====== Collected material ======

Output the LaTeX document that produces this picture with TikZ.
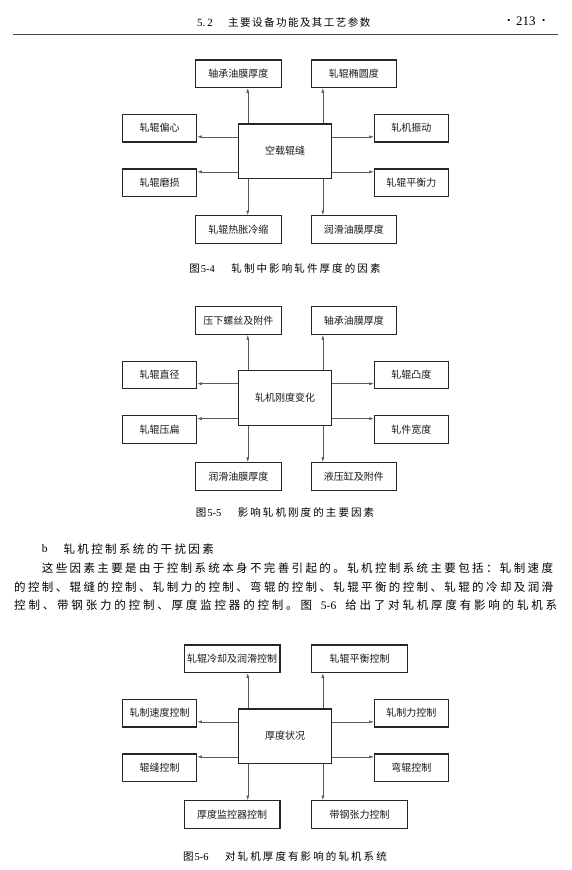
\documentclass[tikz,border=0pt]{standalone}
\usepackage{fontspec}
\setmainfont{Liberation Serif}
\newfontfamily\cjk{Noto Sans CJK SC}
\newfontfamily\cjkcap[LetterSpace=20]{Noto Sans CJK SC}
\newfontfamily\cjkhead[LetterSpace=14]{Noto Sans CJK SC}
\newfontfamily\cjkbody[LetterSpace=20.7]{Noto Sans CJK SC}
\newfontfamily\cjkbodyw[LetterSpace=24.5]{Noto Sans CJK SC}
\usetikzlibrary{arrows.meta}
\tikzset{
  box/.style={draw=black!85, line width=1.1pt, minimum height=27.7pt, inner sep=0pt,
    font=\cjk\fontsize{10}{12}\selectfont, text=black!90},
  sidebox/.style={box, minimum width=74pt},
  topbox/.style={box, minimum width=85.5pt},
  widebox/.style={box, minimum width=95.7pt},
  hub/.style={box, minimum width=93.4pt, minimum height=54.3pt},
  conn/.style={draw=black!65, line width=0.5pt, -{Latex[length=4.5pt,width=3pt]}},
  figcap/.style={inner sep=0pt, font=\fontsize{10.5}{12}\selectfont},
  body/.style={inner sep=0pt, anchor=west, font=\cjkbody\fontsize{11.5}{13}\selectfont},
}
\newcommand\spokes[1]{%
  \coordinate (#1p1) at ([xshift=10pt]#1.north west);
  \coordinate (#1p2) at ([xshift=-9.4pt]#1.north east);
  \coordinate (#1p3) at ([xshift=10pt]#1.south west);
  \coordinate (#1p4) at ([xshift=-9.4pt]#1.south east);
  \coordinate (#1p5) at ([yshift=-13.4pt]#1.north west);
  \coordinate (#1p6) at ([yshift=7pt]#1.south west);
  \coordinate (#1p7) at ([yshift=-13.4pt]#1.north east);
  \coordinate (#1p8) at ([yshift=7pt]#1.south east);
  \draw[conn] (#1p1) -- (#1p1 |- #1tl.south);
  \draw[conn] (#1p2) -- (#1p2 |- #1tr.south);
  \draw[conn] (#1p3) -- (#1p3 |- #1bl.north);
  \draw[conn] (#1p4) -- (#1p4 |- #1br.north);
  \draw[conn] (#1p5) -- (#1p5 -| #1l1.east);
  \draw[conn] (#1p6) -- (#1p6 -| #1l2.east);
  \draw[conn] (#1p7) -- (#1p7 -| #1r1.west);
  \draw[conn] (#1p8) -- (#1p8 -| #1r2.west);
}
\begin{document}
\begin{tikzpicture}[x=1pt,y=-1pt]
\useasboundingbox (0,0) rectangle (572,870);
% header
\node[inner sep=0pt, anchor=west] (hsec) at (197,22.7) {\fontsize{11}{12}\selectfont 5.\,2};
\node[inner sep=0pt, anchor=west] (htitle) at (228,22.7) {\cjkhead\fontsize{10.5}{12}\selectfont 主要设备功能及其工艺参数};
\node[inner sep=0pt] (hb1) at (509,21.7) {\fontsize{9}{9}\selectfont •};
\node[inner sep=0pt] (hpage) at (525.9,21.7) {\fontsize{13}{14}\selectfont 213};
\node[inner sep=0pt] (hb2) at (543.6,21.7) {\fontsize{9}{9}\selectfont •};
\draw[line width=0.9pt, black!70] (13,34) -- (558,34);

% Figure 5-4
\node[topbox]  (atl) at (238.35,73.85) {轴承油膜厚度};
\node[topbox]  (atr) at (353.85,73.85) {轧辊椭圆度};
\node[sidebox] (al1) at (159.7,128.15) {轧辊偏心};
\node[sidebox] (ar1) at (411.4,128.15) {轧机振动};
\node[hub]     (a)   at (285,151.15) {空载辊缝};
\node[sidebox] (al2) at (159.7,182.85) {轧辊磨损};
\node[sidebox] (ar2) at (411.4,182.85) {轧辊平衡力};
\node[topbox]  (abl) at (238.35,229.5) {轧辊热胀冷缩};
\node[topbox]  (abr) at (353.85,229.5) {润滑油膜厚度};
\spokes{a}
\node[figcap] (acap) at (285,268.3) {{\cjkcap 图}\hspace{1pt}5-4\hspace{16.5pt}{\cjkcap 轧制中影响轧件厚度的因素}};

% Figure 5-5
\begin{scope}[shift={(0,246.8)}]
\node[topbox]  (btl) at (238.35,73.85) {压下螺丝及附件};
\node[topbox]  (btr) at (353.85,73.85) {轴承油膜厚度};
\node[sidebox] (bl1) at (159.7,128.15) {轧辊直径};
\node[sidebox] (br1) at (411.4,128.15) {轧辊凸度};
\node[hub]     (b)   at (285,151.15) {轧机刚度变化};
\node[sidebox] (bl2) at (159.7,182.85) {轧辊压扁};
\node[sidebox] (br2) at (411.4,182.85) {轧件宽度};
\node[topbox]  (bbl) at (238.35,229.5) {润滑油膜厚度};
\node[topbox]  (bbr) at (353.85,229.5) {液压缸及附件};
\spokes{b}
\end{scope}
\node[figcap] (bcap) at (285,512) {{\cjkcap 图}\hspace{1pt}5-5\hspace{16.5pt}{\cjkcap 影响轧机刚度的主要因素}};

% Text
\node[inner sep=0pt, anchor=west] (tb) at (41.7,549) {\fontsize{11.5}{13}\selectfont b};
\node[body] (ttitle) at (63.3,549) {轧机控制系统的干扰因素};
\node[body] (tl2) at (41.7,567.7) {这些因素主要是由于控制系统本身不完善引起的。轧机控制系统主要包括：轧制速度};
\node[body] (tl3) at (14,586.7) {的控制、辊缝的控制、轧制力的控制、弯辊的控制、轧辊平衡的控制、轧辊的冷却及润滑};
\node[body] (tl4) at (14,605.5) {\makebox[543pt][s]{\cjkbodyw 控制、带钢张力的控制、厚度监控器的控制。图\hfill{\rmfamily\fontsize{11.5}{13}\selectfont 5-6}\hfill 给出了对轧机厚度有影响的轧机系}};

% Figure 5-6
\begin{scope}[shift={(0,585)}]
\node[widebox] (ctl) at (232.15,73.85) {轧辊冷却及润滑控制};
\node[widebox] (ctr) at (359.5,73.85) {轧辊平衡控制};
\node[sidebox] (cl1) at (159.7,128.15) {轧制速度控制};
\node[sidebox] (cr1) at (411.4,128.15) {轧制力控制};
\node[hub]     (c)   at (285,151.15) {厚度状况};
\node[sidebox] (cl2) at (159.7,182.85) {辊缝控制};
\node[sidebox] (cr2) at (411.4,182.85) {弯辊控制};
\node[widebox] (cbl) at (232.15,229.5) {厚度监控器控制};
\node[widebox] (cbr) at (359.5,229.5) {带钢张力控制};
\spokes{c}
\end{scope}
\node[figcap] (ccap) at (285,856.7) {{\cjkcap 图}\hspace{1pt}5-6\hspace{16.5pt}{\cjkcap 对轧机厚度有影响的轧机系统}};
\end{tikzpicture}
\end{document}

======

▶ [Problem requirements]: All the lines above are to be reproduced exactly, except the pictures.

▶ [Task solution]:
Output the LaTeX document that produces this picture with TikZ.
\documentclass[tikz,border=0pt]{standalone}
\usepackage{fontspec}
\setmainfont{Liberation Serif}
\newfontfamily\cjk{Noto Sans CJK SC}
\newfontfamily\cjkcap[LetterSpace=20]{Noto Sans CJK SC}
\newfontfamily\cjkhead[LetterSpace=14]{Noto Sans CJK SC}
\newfontfamily\cjkbody[LetterSpace=20.7]{Noto Sans CJK SC}
\newfontfamily\cjkbodyw[LetterSpace=24.5]{Noto Sans CJK SC}
\usetikzlibrary{arrows.meta}
\tikzset{
  box/.style={draw=black!85, line width=1.1pt, minimum height=27.7pt, inner sep=0pt,
    font=\cjk\fontsize{10}{12}\selectfont, text=black!90},
  sidebox/.style={box, minimum width=74pt},
  topbox/.style={box, minimum width=85.5pt},
  widebox/.style={box, minimum width=95.7pt},
  hub/.style={box, minimum width=93.4pt, minimum height=54.3pt},
  conn/.style={draw=black!65, line width=0.5pt, -{Latex[length=4.5pt,width=3pt]}},
  figcap/.style={inner sep=0pt, font=\fontsize{10.5}{12}\selectfont},
  body/.style={inner sep=0pt, anchor=west, font=\cjkbody\fontsize{11.5}{13}\selectfont},
}
\newcommand\spokes[1]{%
  \coordinate (#1p1) at ([xshift=10pt]#1.north west);
  \coordinate (#1p2) at ([xshift=-9.4pt]#1.north east);
  \coordinate (#1p3) at ([xshift=10pt]#1.south west);
  \coordinate (#1p4) at ([xshift=-9.4pt]#1.south east);
  \coordinate (#1p5) at ([yshift=-13.4pt]#1.north west);
  \coordinate (#1p6) at ([yshift=7pt]#1.south west);
  \coordinate (#1p7) at ([yshift=-13.4pt]#1.north east);
  \coordinate (#1p8) at ([yshift=7pt]#1.south east);
  \draw[conn] (#1p1) -- (#1p1 |- #1tl.south);
  \draw[conn] (#1p2) -- (#1p2 |- #1tr.south);
  \draw[conn] (#1p3) -- (#1p3 |- #1bl.north);
  \draw[conn] (#1p4) -- (#1p4 |- #1br.north);
  \draw[conn] (#1p5) -- (#1p5 -| #1l1.east);
  \draw[conn] (#1p6) -- (#1p6 -| #1l2.east);
  \draw[conn] (#1p7) -- (#1p7 -| #1r1.west);
  \draw[conn] (#1p8) -- (#1p8 -| #1r2.west);
}
\begin{document}
\begin{tikzpicture}[x=1pt,y=-1pt]
\useasboundingbox (0,0) rectangle (572,870);
% header
\node[inner sep=0pt, anchor=west] (hsec) at (197,22.7) {\fontsize{11}{12}\selectfont 5.\,2};
\node[inner sep=0pt, anchor=west] (htitle) at (228,22.7) {\cjkhead\fontsize{10.5}{12}\selectfont 主要设备功能及其工艺参数};
\node[inner sep=0pt] (hb1) at (509,21.7) {\fontsize{9}{9}\selectfont •};
\node[inner sep=0pt] (hpage) at (525.9,21.7) {\fontsize{13}{14}\selectfont 213};
\node[inner sep=0pt] (hb2) at (543.6,21.7) {\fontsize{9}{9}\selectfont •};
\draw[line width=0.9pt, black!70] (13,34) -- (558,34);

% Figure 5-4
\node[topbox]  (atl) at (238.35,73.85) {轴承油膜厚度};
\node[topbox]  (atr) at (353.85,73.85) {轧辊椭圆度};
\node[sidebox] (al1) at (159.7,128.15) {轧辊偏心};
\node[sidebox] (ar1) at (411.4,128.15) {轧机振动};
\node[hub]     (a)   at (285,151.15) {空载辊缝};
\node[sidebox] (al2) at (159.7,182.85) {轧辊磨损};
\node[sidebox] (ar2) at (411.4,182.85) {轧辊平衡力};
\node[topbox]  (abl) at (238.35,229.5) {轧辊热胀冷缩};
\node[topbox]  (abr) at (353.85,229.5) {润滑油膜厚度};
\spokes{a}
\node[figcap] (acap) at (285,268.3) {{\cjkcap 图}\hspace{1pt}5-4\hspace{16.5pt}{\cjkcap 轧制中影响轧件厚度的因素}};

% Figure 5-5
\begin{scope}[shift={(0,246.8)}]
\node[topbox]  (btl) at (238.35,73.85) {压下螺丝及附件};
\node[topbox]  (btr) at (353.85,73.85) {轴承油膜厚度};
\node[sidebox] (bl1) at (159.7,128.15) {轧辊直径};
\node[sidebox] (br1) at (411.4,128.15) {轧辊凸度};
\node[hub]     (b)   at (285,151.15) {轧机刚度变化};
\node[sidebox] (bl2) at (159.7,182.85) {轧辊压扁};
\node[sidebox] (br2) at (411.4,182.85) {轧件宽度};
\node[topbox]  (bbl) at (238.35,229.5) {润滑油膜厚度};
\node[topbox]  (bbr) at (353.85,229.5) {液压缸及附件};
\spokes{b}
\end{scope}
\node[figcap] (bcap) at (285,512) {{\cjkcap 图}\hspace{1pt}5-5\hspace{16.5pt}{\cjkcap 影响轧机刚度的主要因素}};

% Text
\node[inner sep=0pt, anchor=west] (tb) at (41.7,549) {\fontsize{11.5}{13}\selectfont b};
\node[body] (ttitle) at (63.3,549) {轧机控制系统的干扰因素};
\node[body] (tl2) at (41.7,567.7) {这些因素主要是由于控制系统本身不完善引起的。轧机控制系统主要包括：轧制速度};
\node[body] (tl3) at (14,586.7) {的控制、辊缝的控制、轧制力的控制、弯辊的控制、轧辊平衡的控制、轧辊的冷却及润滑};
\node[body] (tl4) at (14,605.5) {\makebox[543pt][s]{\cjkbodyw 控制、带钢张力的控制、厚度监控器的控制。图\hfill{\rmfamily\fontsize{11.5}{13}\selectfont 5-6}\hfill 给出了对轧机厚度有影响的轧机系}};

% Figure 5-6
\begin{scope}[shift={(0,585)}]
\node[widebox] (ctl) at (232.15,73.85) {轧辊冷却及润滑控制};
\node[widebox] (ctr) at (359.5,73.85) {轧辊平衡控制};
\node[sidebox] (cl1) at (159.7,128.15) {轧制速度控制};
\node[sidebox] (cr1) at (411.4,128.15) {轧制力控制};
\node[hub]     (c)   at (285,151.15) {厚度状况};
\node[sidebox] (cl2) at (159.7,182.85) {辊缝控制};
\node[sidebox] (cr2) at (411.4,182.85) {弯辊控制};
\node[widebox] (cbl) at (232.15,229.5) {厚度监控器控制};
\node[widebox] (cbr) at (359.5,229.5) {带钢张力控制};
\spokes{c}
\end{scope}
\node[figcap] (ccap) at (285,856.7) {{\cjkcap 图}\hspace{1pt}5-6\hspace{16.5pt}{\cjkcap 对轧机厚度有影响的轧机系统}};
\end{tikzpicture}
\end{document}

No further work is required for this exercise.